One of the most interesting lines of inquiry within this perspective is known as embodied cognition: the recognition that our bodies play a big role in how we think. Physical gestures, for example, constitute a kind of back-channel way of expressing and even working out our thoughts. Research demonstrates that the movements we make with our hands when we talk constitute a kind of second language, adding information that’s absent from our words. It’s learning’s secret code: Gesture reveals what we know. It reveals what we don’t know. And it reveals (as Donald Rumsfeld might put it) what we know, but don’t yet know we know. What’s more, the congruence—or lack of congruence—between what our voices say and how our hands move offers a clue to our readiness to learn.
There's plenty of research to back it up. A study published by educational psychology journal Child Development just a few months ago showed that students do better when educators use hand gestures.
Many of the studies establishing the importance of gesture to learning have been conducted by Susan Goldin-Meadow, a professor of psychology at the University of Chicago. “We change our minds by moving our hands,” writes Goldin-Meadow in a review of this work published in a recent issue of the journal Cognitive Science. Particularly significant are what she calls “mismatches” between verbal expression and physical gestures. A student might say that a heavier ball falls faster than a light one, for example, but make a gesture indicating that they fall at the same rate, which is correct. Such discrepancies indicate that we’re in a transitional state, moving from one level of understanding to another.

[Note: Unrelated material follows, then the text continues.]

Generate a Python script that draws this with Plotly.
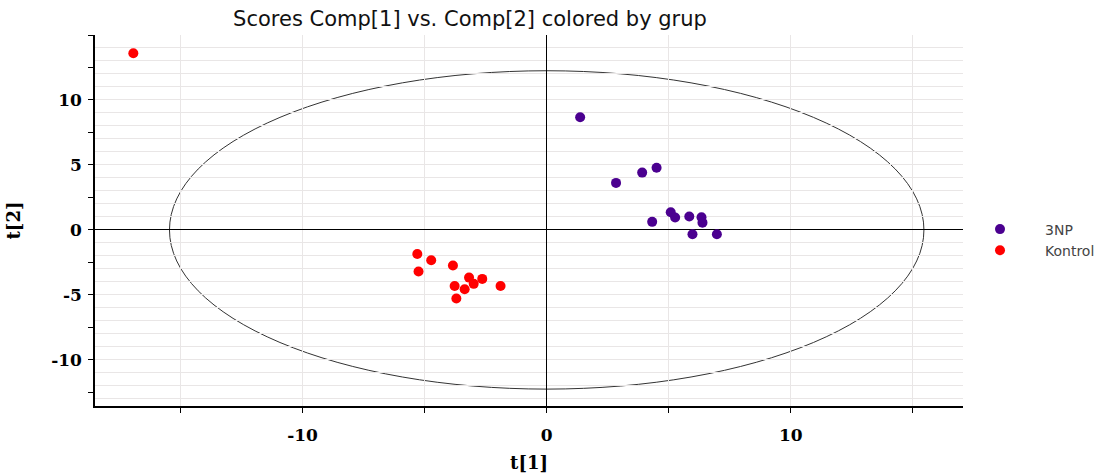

The thoughts expressed by hand motions are often our newest and most advanced ideas about the problem we’re working on; we can’t yet assimilate these notions into language, but we can capture them in movement. When a child employs gesture, Goldin-Meadow notes, “the information about the child’s cognitive state is conveyed sub rosa—below the surface of ordinary conversation.” Such gesture-speech mismatches have been found in toddlers going through a vocabulary spurt, in elementary-school children describing why the seasons change, and in adults attempting to explain how a machine works.